Landscape Photography

Landscape Photographer of the Year 2012

Classic View.          Commended.


In 2010 I mentioned that take a View, the Landscape photographer of the Year competition had become a benchmark that I measured my photography by.

It was therefore a personal disappointment not to get anything into the short list let alone the book last year but that perhaps reflected my growing workload due to the success of my living history business. As much as I wish I could dedicate more time to my photography, earning a living must come first.

I re-examined some of my work this year and reprocessed some old favourites from the original files. As a result this shot of Lindisfarne Castle finally made the book.

In my experience it is rare to get such a calm morning on Lindisfarne that a mist really lingers there.

I had walked down into the harbour well before dawn and as I approached the castle this mist was lazily drifting around creating ever changing scenes of pastel colours and hazy shapes.

The tide was low but rising and the posts of the old pier seemed to echo the outline of the fortress.

I usually work near the coast in a pair of Wellington boots and on this occasion I was very grateful for them. The water seemed to be rising much faster than the sun and I had to wait for the light to gain enough strength to lift the dark rocks in the foreground.

By the time the light was right and the mist just so, the water was scarcely an inch from the tops of my boots.

Incidentally this shot was from the same shoot that earned me a commendation in 2009 which just goes to show how important having the right conditions can be.

I did have one other shot that made the short list but in the end was not chosen for the book.

This is more recent. I first noticed these sea defences in 2006. I definitely reconnoitred them in 2007 but it was not until early this year that I finally decided how I would shoot them.

It seemed to me that the scene already had an otherworldly feel to it and I thought that a monochrome infrared capture would help to enhance that appearance.

Consulting the tide tables I timed my return from another location further West to get me there with plenty of time to set up at the best viewpoint.

The ten minute long exposure needed allowed the shifting water to create a simple plane contrasting with the bristling geometric concrete forms.

In April, a couple of months after this shot was taken, a cargo ship ran aground here in a storm leaking oil as it foundered. I haven’t been back since but I wonder if this shot is even possible anymore.

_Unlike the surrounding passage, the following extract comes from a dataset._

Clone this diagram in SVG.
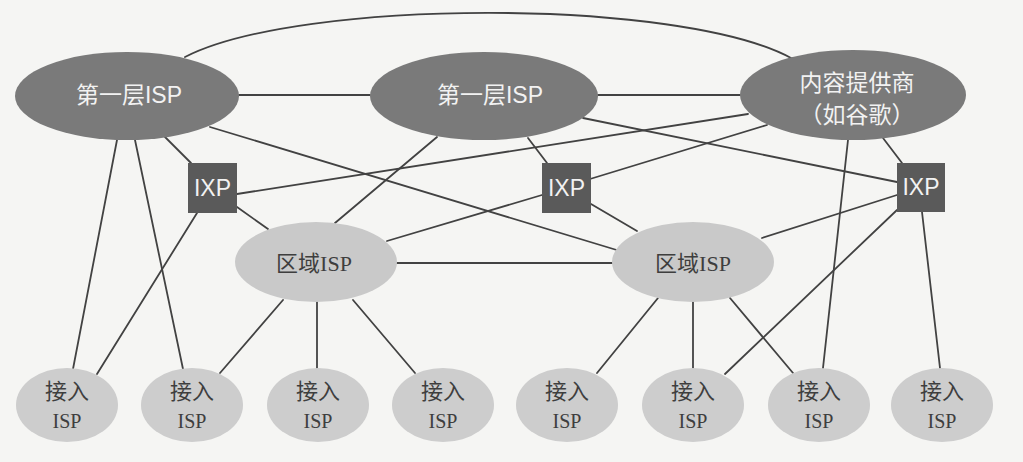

Postscript: Sadly there has been some controversy about the competition this year. It’s not the first time and it probably won’t be the last. I won’t go into details but the photography forums and blogs are full of it as usual and a quick search will find more than enough to satisfy your curiosity if that is what you enjoy. One of the most vocal bloggers, who performed an almost forensic dissection of the controversial photographers work this year, has even attacked one of my entries in the past for being “clichéd”.

He didn’t bother to use my name, so I presume he had little knowledge of the rest of my work to go on, but it would appear that I did not meet his requirements as a photographer who deserved better recognition. So be it, we can’t all be in the cliques that believe they have the exclusive moral right to declare what is or isn’t “landscape photography”.

It would seem that one of their arguments is that a competition called “Landscape Photographer of the Year” rather than just “Photograph of the Year” should judge a portfolio rather than just individual images.

I can see some merit in that argument but that would naturally leave new talented photographers at a disadvantage compared to established professionals able to dedicate more time and effort to their photography. 

Another argument is that the competition should be judged by photographers rather than people from other fields. On the face of it a worthy proposal but again, within the tight knit and cliquey circles that such photographers move in, the danger is that anonymity would be difficult to maintain and once again new talent is at a disadvantage.

My feelings about the matter are relatively simple. All such competitions have their flaws and compromises. We are not measuring the fastest, the longest or the most accurate in the way that Olympic Medals are awarded. We are asking for subjective judgements that are subject to taste and fashions that change almost by the day. There are rules of course and they are there to provide as level a playing field as is possible but even they are subject to interpretation.

The real question should be, where is there a better competition for British landscape photographers?

When Charlie Waite started “Take a View” he created a real showcase for landscape photography in this country which offered the chance for anyone to gain recognition and interest in their work. For once this was not about who you knew or which clubs or courses you attended, it was about letting the images speak for themselves.

It is very easy for people to sit on the sidelines pontificating about how much better it would be if they were doing it. It just seems a lot more difficult to get off their backsides and actually do it.

In spite of the controversies and critics, I for one will continue to support the Landscape Photographer of the Year in whatever form it takes in the future.   Long may it last.